Nikulnikova travels alone. She describes herself as petite and not strongly built. She is not an athlete trying to set records, rather an average person who wants to better understand the world with the help of a bicycle. She began going on bicycle tours after her mother died, because they kept her from wallowing in her grief. First, she cycled around Moscow Oblast and then decided to go on long-distance rides. As she put it, riding solo puts her in a happy place, even though these trips have their share of challenges and can be scary. She repairs her bicycle and tent herself.

Tatyana Nikulnikova
Moscow cyclist Tatyana Nikulnikova, who was inspired to replicate part of Travin’s solo journey.

Out of her five bicycles, Nikulnikova chose to ride her fatbike around northern Russia, because it has wide tires and is essentially an all-terrain vehicle that can handle not only bad roads but also bogs, marshland, and mud. This summer, she had to cross the Northern Urals, Arkhangelsk Oblast, and the Komi Republic, including historic routes along the Kozhim and Pechora rivers. She was forced to deal with more than her fair share of difficulties – gnats, bad weather, poor roads, and having to cross rivers. She took a small, inflatable boat with collapsible oars on which she and her bicycle crossed lakes, rivers, the taiga, and the tundra, taking on the vastness that is Russia.

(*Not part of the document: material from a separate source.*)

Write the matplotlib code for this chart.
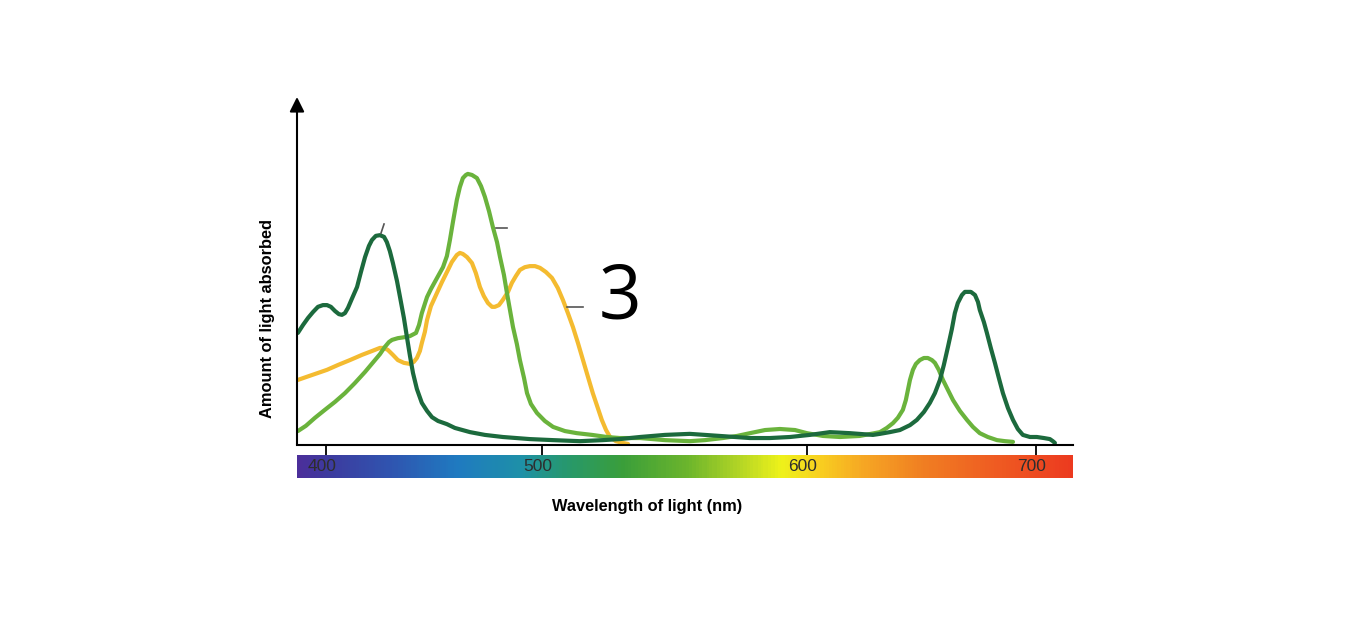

Incidentally, even with all her gear, Nikulnikova’s bicycle weighed about 88 pounds, approximately half that of Travin’s loaded bicycle. Although she had even fewer things along to help her than Travin did, she still became the first woman to travel from Karelia to the Polar Urals by bicycle and on foot. As one can imagine, traveling by bicycle or on foot is drastically different from taking a train, car or airplane, as outdoor adventurists find themselves alone with the land and witness the beauty of natural regions and landscapes for themselves. It is truly a very special experience for people to see the Lovozero Massif, the White Sea, Pomor villages, and the Barents Sea.

To this day, many have tried to repeat Travin’s feat, but none has yet been able to complete the entire route uninterrupted.